HIS Pantry serves people from Bennington and beyond
“This is one of the most important ministries the Catholic Church can do,” Joni Charbonneau said of feeding the hungry.
She is director of HIS Pantry at Sacred Heart St. Francis de Sales Church in Bennington, a longtime parish ministry that has grown since it opened in 1993 to be the biggest ministry in the parish and the second largest food pantry in Bennington County.
“This is a class act,” Holy Cross Father Bob Wiseman, pastor, said. “It is a wonderful ministry.”
There are 35 active volunteers (others are on hiatus because of the coronavirus pandemic) who serve about 200 households (600 people) each month. The pantry is open on Wednesday afternoons and Friday mornings year round.

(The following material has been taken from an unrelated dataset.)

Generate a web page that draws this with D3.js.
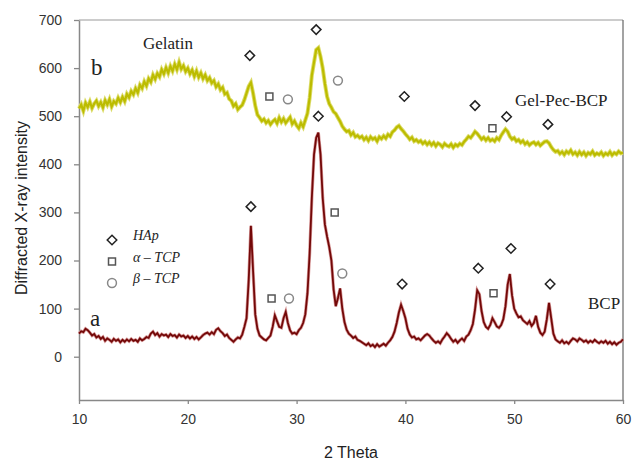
<!DOCTYPE html>
<html>
<head>
<meta charset="utf-8">
<script src="https://cdn.jsdelivr.net/npm/d3@7"></script>
<style>
  body { margin: 0; background: #fff; }
  svg { display: block; }
</style>
</head>
<body>
<svg id="chart" width="632" height="462"></svg>
<script>
// 2 theta sampled every 0.2 deg from 10 to 60
const thetaStart = 10, thetaStep = 0.2;

// curve b, Gel-Pec-BCP
const gelPecBcp = [
  516, 524, 511, 528, 519, 530, 517, 526, 532, 521,
  529, 518, 533, 524, 535, 520, 531, 526, 538, 529,
  540, 531, 546, 539, 552, 545, 558, 549, 565, 558,
  572, 563, 578, 571, 586, 577, 589, 582, 597, 588,
  601, 590, 604, 594, 608, 597, 612, 598, 605, 593,
  600, 588, 596, 583, 594, 581, 590, 578, 586, 574,
  580, 569, 574, 561, 567, 555, 560, 546, 549, 536,
  532, 521, 526, 514, 519, 523, 534, 548, 562, 570,
  548, 522, 503, 497, 490, 494, 486, 491, 483, 489,
  493, 485, 497, 488, 495, 486, 492, 498, 484, 490,
  481, 475, 486, 478, 492, 506, 538, 585, 612, 638,
  642, 624, 600, 568, 541, 526, 518, 509, 505, 497,
  489, 479, 473, 468, 470, 461, 466, 457, 460, 455,
  458, 451, 456, 449, 457, 452, 455, 448, 457, 453,
  459, 454, 462, 458, 467, 471, 477, 480, 474, 469,
  463, 458, 452, 456, 448, 451, 446, 449, 443, 447,
  441, 446, 440, 445, 438, 444, 441, 436, 443, 439,
  437, 442, 435, 441, 438, 443, 440, 447, 452, 458,
  455, 461, 468, 464, 458, 452, 456, 450, 455, 449,
  452, 448, 455, 451, 460, 467, 473, 468, 458, 452,
  455, 448, 451, 445, 449, 442, 446, 440, 444, 446,
  441, 445, 439, 443, 447, 448, 444, 436, 430, 426,
  428, 422, 426, 420, 427, 423, 429, 421, 425, 419,
  426, 420, 425, 418, 424, 421, 427, 419, 423, 420,
  425, 418, 423, 420, 426, 419, 424, 421, 427, 423,
  424
];

// curve a, BCP
const bcp = [
  48, 53, 51, 58, 55, 50, 44, 47, 40, 43,
  37, 41, 33, 38, 35, 31, 37, 33, 36, 30,
  35, 31, 36, 32, 37, 33, 35, 31, 38, 34,
  37, 41, 39, 48, 52, 45, 49, 42, 47, 44,
  46, 41, 47, 43, 45, 40, 46, 42, 44, 39,
  43, 38, 42, 37, 41, 36, 40, 45, 48, 50,
  46, 51, 47, 56, 59, 53, 49, 43, 46, 39,
  35, 31, 36, 40, 38, 46, 62, 80, 160, 272,
  178, 88, 58, 44, 40, 36, 34, 39, 44, 62,
  86, 74, 62, 60, 80, 93, 70, 55, 48, 50,
  47, 55, 60, 70, 88, 132, 215, 330, 420, 455,
  466, 420, 330, 275, 250, 228, 200, 140, 105, 122,
  142, 100, 72, 56, 48, 44, 39, 42, 35, 33,
  30, 27, 24, 28, 22, 25, 20, 26, 21, 24,
  27, 23, 29, 34, 41, 52, 70, 92, 108, 95,
  80, 58, 46, 40, 42, 36, 38, 34, 39, 44,
  47, 44, 38, 33, 29, 32, 28, 36, 42, 49,
  44, 37, 31, 35, 29, 34, 38, 33, 42, 46,
  55, 68, 98, 138, 130, 95, 72, 62, 58, 66,
  80, 72, 63, 60, 66, 78, 105, 150, 172, 128,
  100, 90, 82, 84, 76, 72, 68, 74, 64, 70,
  85, 62, 50, 45, 52, 78, 112, 80, 48, 36,
  32, 29, 34, 28, 31, 27, 33, 38, 36, 32,
  38, 35, 31, 34, 29, 33, 30, 35, 31, 28,
  32, 29, 33, 27, 31, 26, 30, 25, 29, 31,
  36
];

// phase markers [2theta, intensity]
const hapMarks = [[25.7, 626], [31.8, 680], [39.9, 541], [46.4, 522], [49.3, 499], [53.1, 483],
                  [32.0, 500], [25.8, 312], [39.7, 151], [46.7, 184], [49.7, 225], [53.3, 151]];
const alphaTcpMarks = [[27.5, 541], [48.0, 475], [27.7, 121], [33.5, 300], [48.1, 132]];
const betaTcpMarks = [[29.2, 535], [33.8, 574], [29.3, 121], [34.2, 173]];

const xTicks = [10, 20, 30, 40, 50, 60];
const yTicks = [0, 100, 200, 300, 400, 500, 600, 700];

const svg = d3.select("#chart");
const margin = { top: 20, right: 9, bottom: 62, left: 79 };
const width = 632 - margin.left - margin.right;
const height = 462 - margin.top - margin.bottom;
const g = svg.append("g").attr("transform", `translate(${margin.left},${margin.top})`);

const x = d3.scaleLinear().domain([10, 60]).range([0, width]);
const y = d3.scaleLinear().domain([-90, 700]).range([height, 0]);

// frame
g.append("line").attr("x1", 0).attr("x2", width).attr("y1", 0).attr("y2", 0)
  .attr("stroke", "#999").attr("stroke-width", 1.2);
g.append("line").attr("x1", width).attr("x2", width).attr("y1", 0).attr("y2", height)
  .attr("stroke", "#666").attr("stroke-width", 1.2);

// axes
const xAxis = g.append("g").attr("transform", `translate(0,${height})`)
  .call(d3.axisBottom(x).tickValues(xTicks).tickSize(4).tickPadding(10).tickSizeOuter(0));
const yAxis = g.append("g")
  .call(d3.axisLeft(y).tickValues(yTicks).tickSize(5).tickPadding(12).tickSizeOuter(0));
[xAxis, yAxis].forEach(a => {
  a.select(".domain").attr("stroke", "#888").attr("stroke-width", 1.5);
  a.selectAll(".tick line").attr("stroke", "#888").attr("stroke-width", 1.3);
  a.selectAll("text").attr("fill", "#333").style("font-family", "Liberation Sans, Arial, sans-serif")
    .style("font-size", "14px");
});

// curves
const line = d3.line()
  .x((d, i) => x(thetaStart + i * thetaStep))
  .y(d => y(d));

g.append("path").datum(gelPecBcp).attr("d", line)
  .attr("fill", "none").attr("stroke", "#dcdc6a").attr("stroke-width", 4);
g.append("path").datum(gelPecBcp).attr("d", line)
  .attr("fill", "none").attr("stroke", "#bcbc00").attr("stroke-width", 2.2);

g.append("path").datum(bcp).attr("d", line)
  .attr("fill", "none").attr("stroke", "#d89a9a").attr("stroke-width", 3.2);
g.append("path").datum(bcp).attr("d", line)
  .attr("fill", "none").attr("stroke", "#730808").attr("stroke-width", 1.8);

// markers
const diamond = d3.symbol().type(d3.symbolDiamond2).size(58);
const square = d3.symbol().type(d3.symbolSquare2).size(62);
const circle = d3.symbol().type(d3.symbolCircle).size(62);

function marks(data, sym, color) {
  g.selectAll(null).data(data).enter().append("path")
    .attr("d", sym)
    .attr("transform", d => `translate(${x(d[0])},${y(d[1])})`)
    .attr("fill", "none").attr("stroke", color).attr("stroke-width", 1.5);
}
marks(hapMarks, diamond, "#222");
marks(alphaTcpMarks, square, "#555");
marks(betaTcpMarks, circle, "#888");

// legend
const legend = svg.append("g").attr("transform", "translate(112,240)");
const legendItems = [
  { sym: diamond, color: "#222", label: "HAp" },
  { sym: square, color: "#555", label: "\u03b1 \u2013 TCP" },
  { sym: circle, color: "#888", label: "\u03b2 \u2013 TCP" }
];
legendItems.forEach((d, i) => {
  const row = legend.append("g").attr("transform", `translate(0,${i * 21.5})`);
  row.append("path").attr("d", d.sym).attr("fill", "none")
    .attr("stroke", d.color).attr("stroke-width", 1.5);
  row.append("text").attr("x", 21).attr("y", 0)
    .style("font-family", "Liberation Serif, Times New Roman, serif")
    .style("font-style", "italic").style("font-size", "14px").attr("fill", "#222")
    .text(d.label);
});

// annotations
const serif = "Liberation Serif, Times New Roman, serif";
const notes = [
  { t: "Gelatin", x: 143, y: 49, s: 17 },
  { t: "b", x: 91, y: 75, s: 23 },
  { t: "Gel-Pec-BCP", x: 515, y: 106, s: 17 },
  { t: "BCP", x: 588, y: 309, s: 17 },
  { t: "a", x: 90, y: 326, s: 23 }
];
notes.forEach(n => {
  svg.append("text").attr("x", n.x).attr("y", n.y)
    .style("font-family", serif).style("font-size", n.s + "px").attr("fill", "#222").text(n.t);
});

// axis titles
svg.append("text").attr("x", 351).attr("y", 458).attr("text-anchor", "middle")
  .style("font-family", "Liberation Sans, Arial, sans-serif").style("font-size", "16px")
  .attr("fill", "#222").text("2 Theta");
svg.append("text").attr("transform", "translate(27,208) rotate(-90)").attr("text-anchor", "middle")
  .style("font-family", "Liberation Sans, Arial, sans-serif").style("font-size", "16px")
  .attr("fill", "#222").text("Diffracted X-ray intensity");
</script>
</body>
</html>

The shelves in the downstairs pantry in the parish hall are well stocked with all kinds of non-perishable foods like canned fruits and vegetables, rice, pasta, soup, beans, cereal and macaroni and cheese. And when available, guests can also get meat, fresh fruits and vegetables, milk, eggs, butter and other dairy items.
Toiletries including toilet paper, soap and hand sanitizer are distributed as well as such things as shampoo and deodorant, as available. Limited clothing also is available.
Donations to the food pantry come from the Vermont Foodbank; a network of partners including Price Chopper, Aldis and Cumberland Farms; parishioners and community members.
Monetary donations are used to buy items as needed.
“We don’t turn anybody away. … It’s amazing how much need there is in the community,” Charbonneau said. “This is an important ministry, especially in the Year of St. Joseph, to help feed the poor.”
During the pandemic, fewer homeless persons have sought help at the pantry, she said, noting the state is helping them with housing and food. But the number of people served — albeit only a small number — has increased as those who had not been food insecure before the pandemic struggle with job loss.
Since the onset of the pandemic, guests have been served from tables outside to observe safety protocols. “Safety first,” Father Wiseman said.
The average food distribution per household is about 50 pounds.
Dr. Archie Budnikas, one of the volunteers from Sacred Heart St. Francis De Sales Parish, said he has a longstanding interest in addressing food insecurity and “wanted to do something for the church,” so helping with the food distribution fit the bill.
Another volunteer, Nancy Niles of St. John the Baptist Church in North Bennington, wanted to do something to help others and “something that makes me feel useful.” She, too, found her place at HIS Pantry.